Written by: Lily Weinacht< Back to Articles
Behind Boyd Polhamus’s rodeo announcing career of 30 years and counting are numerous sets of hoofprints, left by the horses that have carried the Texan and his voice throughout rodeos all over the continent, from the college practice pen where he got his start to the height of professional rodeo at the WNFR. Gopher, Jack, Rolex, Limo, and a newcomer named Lambeau have all put Boyd close to the action on the arena floor.
Of the more than 1,000 rodeos Boyd has announced in his career, approximately 70 percent of those have been on horseback. “Number one, I love my job, and number two, my biggest fear is someone saying that Boyd took the day off, so I’m religious about my research. I want to make the fans know the contestant as best as I can,” explains the four-time PRCA Announcer of the Year. “It’s a lot easier to announce from a booth because you don’t have a horse to feed or bathe, but it’s therapeutic for me to step away from that research and interact with the contestants at the wash rack or feed time, and find some things out you wouldn’t in the media.”
When Boyd started announcing at 19, he rode stock contractors’ horses. Having ridden since he was 4—and known for being his home state of Wisconsin’s first three-time all-around cowboy in high school—he wasn’t scared to get on anything that was broke. By his early 30s, Boyd decided to start announcing on his own horses, and he looks for certain qualities in all the horses he works off of. Conformation is important to Boyd, along with a horse that isn’t too flashy—he prefers solid-colored horses without many markings. “If you study my horses, I want you to like them, but I want you to watch the competition,” he explains. “I want a horse that pays attention. It doesn’t matter if he’s a little flighty at first as long as he gets over it. I want one with spunk but who realizes something won’t hurt him.” Boyd’s horses have to grow accustomed not only to laser lights and pyrotechnics but being quick to respond, especially during the roughstock portion of rodeos. “You don’t want to be where the bucking horse can see you or you could draw the horse to you and out of the bucking pattern. I hide behind the gate the horse is coming out of, and if he goes bucking across the arena, I stay on his tail about three horse lengths back.”
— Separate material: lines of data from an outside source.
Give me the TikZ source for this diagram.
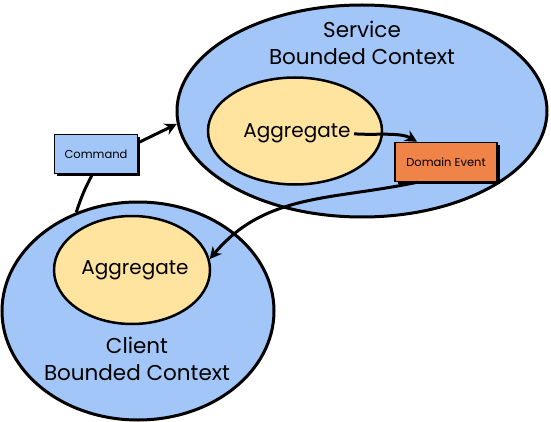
\documentclass[tikz,border=0pt]{standalone}
\usepackage{fontspec}
\setmainfont{Poppins}
\usetikzlibrary{arrows.meta,shapes.geometric,shadows}
\definecolor{CtxClr}{RGB}{162,198,248}
\definecolor{AggClr}{RGB}{255,228,160}
\definecolor{EvtClr}{RGB}{240,132,72}

\begin{document}
\begin{tikzpicture}[x=1pt,y=-1pt,
  ctx/.style={ellipse,draw=black,line width=3pt,fill=CtxClr,inner sep=0pt},
  agg/.style={ellipse,draw=black,line width=2.5pt,fill=AggClr,inner sep=0pt},
  msgbox/.style={draw=black,line width=1.5pt,minimum height=39pt,inner sep=0pt,
    font=\fontsize{11.5}{13}\selectfont,
    drop shadow={shadow xshift=2.5pt,shadow yshift=-2.5pt,opacity=1,fill=black}},
  bigtxt/.style={font=\fontsize{20}{26}\selectfont,align=center},
  ctxtxt/.style={font=\fontsize{21.5}{27}\selectfont,align=center},
  conn/.style={line width=3pt,-{Stealth[length=12pt,width=12pt]}}]
\useasboundingbox (0,0) rectangle (551,422);

% service context
\node[ctx,minimum width=370pt,minimum height=212pt] (svc) at (362,111) {};
\node[agg,minimum width=174pt,minimum height=107pt] (sagg) at (295,131) {};
\node[ctxtxt] (svctxt) at (362,43) {Service\\Bounded Context};
\node[bigtxt,anchor=base] (saggtxt) at (297,138) {Aggregate};

% client context
\node[ctx,minimum width=272pt,minimum height=218pt] (cli) at (138,311) {};
\node[agg,minimum width=156pt,minimum height=108pt] (cagg) at (132,270) {};
\node[bigtxt,anchor=base] (caggtxt) at (135,274) {Aggregate};
\node[ctxtxt] (clitxt) at (137,359) {Client\\Bounded Context};

% messages
\node[msgbox,fill=CtxClr,minimum width=83pt] (cmd) at (96,154) {Command};
\node[msgbox,fill=EvtClr,minimum width=102pt] (evt) at (446,162) {Domain Event};

\draw[conn] (cmd.15) -- (svc.184);
\draw[line width=3pt] (cmd.-100) to[bend right=5] (cli.122);
\draw[conn] (saggtxt.east) to[out=-5,in=150,looseness=0.8] (evt.145);
\draw[conn] (evt.-145) to[out=192,in=50] (cagg.8);

\end{tikzpicture}
\end{document}
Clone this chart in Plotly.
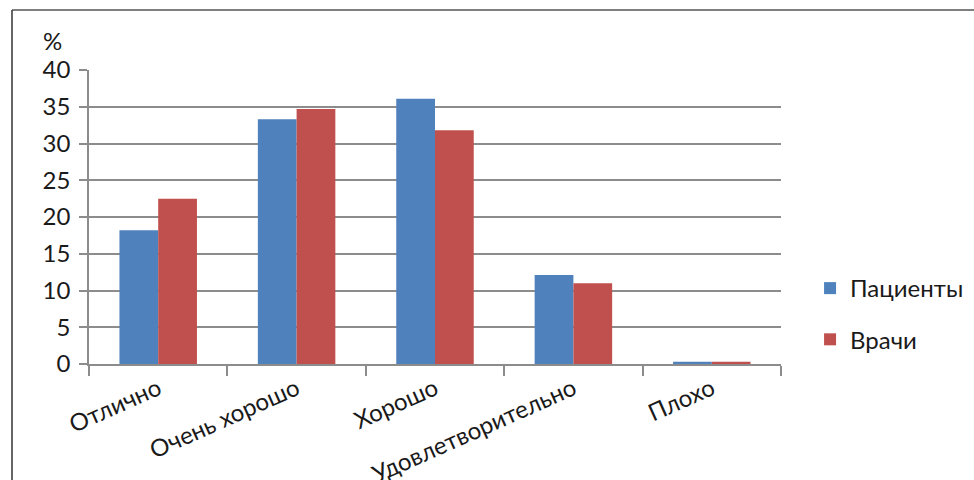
import plotly.graph_objects as go

categories = ["Отлично", "Очень хорошо", "Хорошо", "Удовлетворительно", "Плохо"]
patients = [18.2, 33.3, 36.1, 12.1, 0.3]
doctors = [22.5, 34.7, 31.8, 11.0, 0.3]
series_names = ["Пациенты", "Врачи"]
y_ticks = [0, 5, 10, 15, 20, 25, 30, 35, 40]

FONT = "Lato"
FS = 24
GRID = "#8c8c8c"
TEXT = "#1a1a1a"

# plot-area geometry in pixels (used for the outer frame shapes)
W, H = 974, 480
L, R, T, B = 89, 193, 70, 116
pw, ph = W - L - R, H - T - B


def px_x(x):
    return (x - L) / pw


def px_y(y):
    return (H - B - y) / ph


fig = go.Figure()
fig.add_trace(go.Bar(x=categories, y=patients, name=series_names[0],
                     marker=dict(color="#4F81BD", line_width=0),
                     legendgroup="a"))
fig.add_trace(go.Bar(x=categories, y=doctors, name=series_names[1],
                     marker=dict(color="#C0504D", line_width=0),
                     legendgroup="b"))

fig.update_layout(
    width=W, height=H,
    margin=dict(l=L, r=R, t=T, b=B, pad=0, autoexpand=False),
    paper_bgcolor="white", plot_bgcolor="white",
    barmode="group", bargap=0.44, bargroupgap=0,
    font=dict(family=FONT, size=FS, color=TEXT),
    showlegend=True,
    legend=dict(x=1.042, y=0.17, xanchor="left", yanchor="middle",
                font=dict(family=FONT, size=FS, color=TEXT),
                tracegroupgap=17, bgcolor="rgba(0,0,0,0)",
                itemclick=False),
    xaxis=dict(
        type="category", automargin=False, showgrid=False, showline=True,
        linecolor=GRID, linewidth=1.5, ticks="outside",
        tickson="boundaries", ticklen=10, tickcolor=GRID, tickwidth=1.5,
        tickangle=-24, tickfont=dict(family=FONT, size=FS, color=TEXT),
    ),
    yaxis=dict(
        range=[0, 40], automargin=False, tickvals=y_ticks, showgrid=True,
        gridcolor=GRID, gridwidth=1.5, showline=True, linecolor=GRID,
        linewidth=1.5, ticks="outside", ticklen=8, tickcolor=GRID,
        tickwidth=1.5, ticklabelstandoff=4, zeroline=False,
        tickfont=dict(family=FONT, size=FS, color=TEXT),
    ),
    annotations=[dict(text="%", xref="paper", yref="paper",
                      x=px_x(52), y=px_y(40), showarrow=False,
                      xanchor="center", yanchor="middle",
                      font=dict(family=FONT, size=FS, color=TEXT))],
    shapes=[
        dict(type="line", xref="paper", yref="paper",
             x0=px_x(12), x1=px_x(W + 5), y0=px_y(10), y1=px_y(10),
             line=dict(color="#7f7f7f", width=2)),
        dict(type="line", xref="paper", yref="paper",
             x0=px_x(12), x1=px_x(12), y0=px_y(10), y1=px_y(H + 5),
             line=dict(color="#333333", width=1.5)),
    ],
)

fig.write_html("out.html")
Boyd is on the road often 260-280 days a year, frequently with a horse in tow. He and his horse experience a variety of temperatures, elevations, and climates, along with changes in water, within just a few weeks or even days of each other. His horse’s feed remains constant, however. “Zero times have I had a horse colic since I started feeding Nutrena, and I can’t remember feeding anything but Nutrena in over a decade,” says Boyd. “My horses look good and the reason is they’re getting proper nutrition. I do my part and worm them, but at the end of the day, you are what you eat, and my horses don’t colic.” Many of the animals on Boyd and his wife Sandee’s Band-Aid Ranch in Brenham, Texas, eat Nutrena, from their Brangus cattle to the fish in their pond. “They’re the cream of the crop when it comes to any kind of animal nutrition, and their reps are so knowledgeable,” Boyd adds. “My horses look fat and happy, they have shiny coats, and I have to attribute all that to Nutrena.”
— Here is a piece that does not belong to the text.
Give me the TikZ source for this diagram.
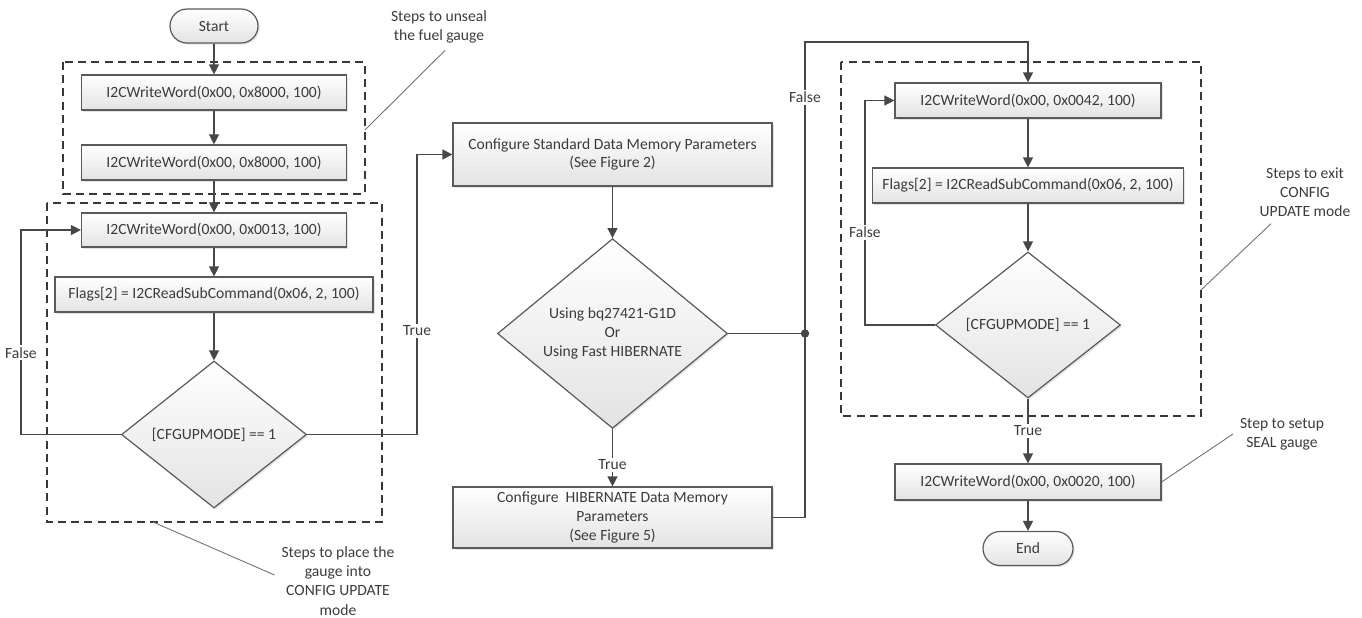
\documentclass[tikz,border=0pt]{standalone}
\usepackage{fontspec}
\setmainfont{Carlito}
\usetikzlibrary{positioning,shapes.geometric,arrows.meta,shadows}

\definecolor{ln}{HTML}{474747}
\definecolor{txt}{HTML}{3C3C3C}
\definecolor{boxline}{HTML}{5A5A5A}

\tikzset{
  base/.style={draw=boxline, line width=0.6pt, text=txt,
    font=\fontsize{7.8}{9.3}\selectfont, align=center,
    top color=white, bottom color=black!11,
    drop shadow={opacity=0.22, shadow xshift=0.8pt, shadow yshift=-0.8pt}},
  proc/.style={base, rectangle, inner sep=0pt},
  term/.style={base, rectangle, rounded corners=8.5pt, inner sep=0pt,
    minimum width=44pt, minimum height=17pt},
  test/.style={base, diamond, inner sep=0pt},
  flow/.style={draw=ln, line width=0.65pt, -{Triangle[length=5pt,width=5pt]}},
  wire/.style={draw=ln, line width=0.65pt},
  frame/.style={draw=black!78, line width=0.6pt, dash pattern=on 4pt off 2.6pt},
  note/.style={align=center, text=txt, font=\fontsize{7.8}{9.6}\selectfont},
  callout/.style={draw=black!55, line width=0.45pt},
  lbl/.style={fill=white, inner sep=1pt, text=txt, font=\fontsize{7.8}{9.3}\selectfont}
}

\begin{document}
\begin{tikzpicture}[x=0.5pt, y=-0.5pt]
  \useasboundingbox (0,0) rectangle (1362,617);

  % unseal and enter config update
  \node (start) [term] at (214,26) {Start};
  \node (a1) [proc, below of=start, node distance=33.25pt, minimum width=132.5pt, minimum height=17.5pt] {I2CWriteWord(0x00, 0x8000, 100)};
  \node (a2) [proc, below of=a1, node distance=35pt, minimum width=132.5pt, minimum height=17.5pt] {I2CWriteWord(0x00, 0x8000, 100)};
  \node (a3) [proc, below of=a2, node distance=33.75pt, minimum width=132.5pt, minimum height=17pt] {I2CWriteWord(0x00, 0x0013, 100)};
  \node (a4) [proc, below of=a3, node distance=32.25pt, minimum width=159pt, minimum height=17.5pt] {Flags[2] = I2CReadSubCommand(0x06, 2, 100)};
  \node (d1) [test, below of=a4, node distance=70pt, minimum width=92.5pt, minimum height=73.5pt] {[CFGUPMODE] == 1};

  % data memory
  \node (b1) [proc, minimum width=159.5pt, minimum height=31.5pt] at (612.5,154.5) {Configure Standard Data Memory Parameters\\(See Figure 2)};
  \node (d2) [test, below of=b1, node distance=89.5pt, minimum width=115pt, minimum height=91.5pt] {Using bq27421-G1D\\Or\\Using Fast HIBERNATE};
  \node (b2) [proc, below of=d2, node distance=92pt, minimum width=159.5pt, minimum height=30.5pt] {Configure\ \ HIBERNATE Data Memory\\Parameters\\(See Figure 5)};
  \coordinate (dot) at (805,333.5);

  % exit config update and seal
  \node (c1) [proc, minimum width=133pt, minimum height=17.5pt] at (1028,100.5) {I2CWriteWord(0x00, 0x0042, 100)};
  \node (c2) [proc, below of=c1, node distance=42.5pt, minimum width=155.5pt, minimum height=17.5pt] {Flags[2] = I2CReadSubCommand(0x06, 2, 100)};
  \node (d3) [test, below of=c2, node distance=69.75pt, minimum width=92.5pt, minimum height=73pt] {[CFGUPMODE] == 1};
  \node (c3) [proc, below of=d3, node distance=78.5pt, minimum width=133pt, minimum height=18pt] {I2CWriteWord(0x00, 0x0020, 100)};
  \node (end) [term, below of=c3, node distance=33.25pt, minimum width=45pt] {End};

  % dashed groups
  \draw[frame] (63,62) rectangle (365,194);
  \draw[frame] (47,203) rectangle (382,522);
  \draw[frame] (841,62) rectangle (1201,416);

  % flow
  \draw[flow] (start) -- (a1);
  \draw[flow] (a1) -- (a2);
  \draw[flow] (a2) -- (a3);
  \draw[flow] (a3) -- (a4);
  \draw[flow] (a4) -- (d1);
  \draw[flow] (d1.west) -- ++(-100,0) |- node[lbl, pos=0.2] {False} (a3.west);
  \draw[flow] (d1.east) -- ++(110,0) |- node[lbl, pos=0.185] {True} (b1.west);
  \draw[flow] (b1) -- (d2);
  \draw[flow] (d2) -- node[lbl, pos=0.62] {True} (b2);
  \draw[wire] (d2.east) -- (dot);
  \draw[wire] (b2.east) -| (dot);
  \fill[ln] (dot) circle[radius=2.1pt];
  \draw[flow] (dot) -- node[lbl, pos=0.81] {False} ++(0,-291.5) -| (c1.north);
  \draw[flow] (c1) -- (c2);
  \draw[flow] (c2) -- (d3);
  \draw[flow] (d3.west) -- ++(-70,0) |- node[lbl, pos=0.207] {False} (c1.west);
  \draw[flow] (d3) -- node[lbl] {True} (c3);
  \draw[flow] (c3) -- (end);

  % notes
  \node (n1) [note] at (439,27) {Steps to unseal\\the fuel gauge};
  \node (n2) [note] at (338,581) {Steps to place the\\gauge into\\CONFIG UPDATE\\mode};
  \node (n3) [note] at (1305,192) {Steps to exit\\CONFIG\\UPDATE mode};
  \node (n4) [note] at (1282,434) {Step to setup\\SEAL gauge};
  \coordinate (f1) at (365,130);
  \coordinate (f2) at (153,522);
  \coordinate (f3) at (1201,290);
  \draw[callout] (f1) -- ([xshift=3pt]n1.south);
  \draw[callout] (f2) -- ([yshift=3pt]n2.west);
  \draw[callout] (f3) -- ([xshift=-17pt]n3.south);
  \draw[callout] (c3.east) -- (n4.west);
\end{tikzpicture}
\end{document}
Lambeau, a 5-year-old gelding Boyd purchased on Colorado, is his newest addition to the herd, though Limo remains his old faithful. Following the summer run, Boyd plans to take Lambeau to announce some smaller county rodeos in Texas to season him. The rest of Boyd’s time is spent at home, where down time is getting the trailer ready for his next trip, weaning calves, or spraying and fertilizing pastures. “Home is my vacation, but it’s not like I go home and go fishing—I’d much rather do something productive.”
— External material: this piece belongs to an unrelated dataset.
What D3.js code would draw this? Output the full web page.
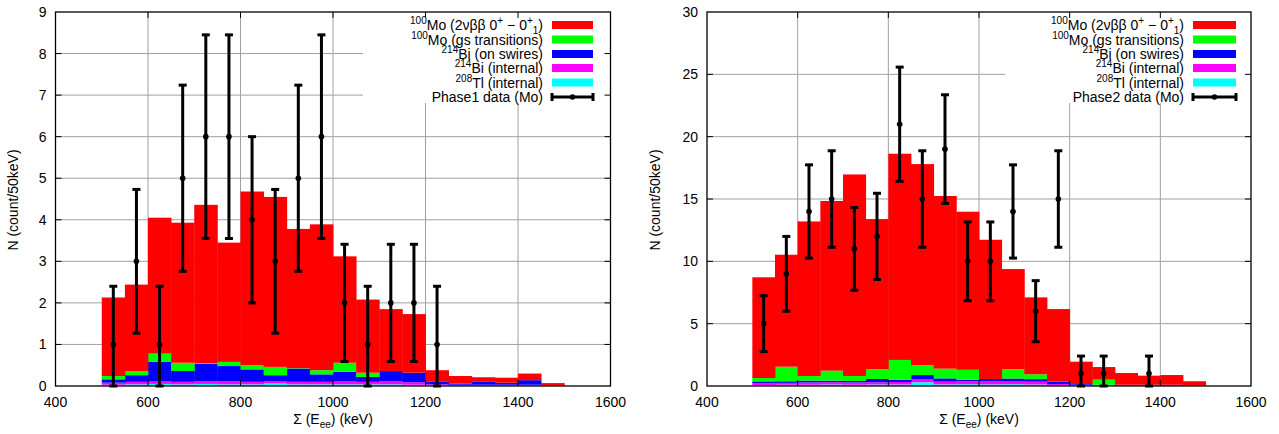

His latest venture is picking up the baton from Shawn Davis as General Manager of Production of the WNFR in 2019. “I won’t be announcing the NFR this year because I’ll be shadowing Shawn Davis and learning from him. In 2019 I take over, and I’m going to continue announcing. In the words of Willie Nelson when they asked him what his goals for 2017 were, and he said to make it to 2018, my goals are to do everything better than I did before. I’ll be 53 in September, and I’m excited about the National Finals Rodeo and making it more fun and engaging for fans and contestants. Basically, I want to do things better than I have before.”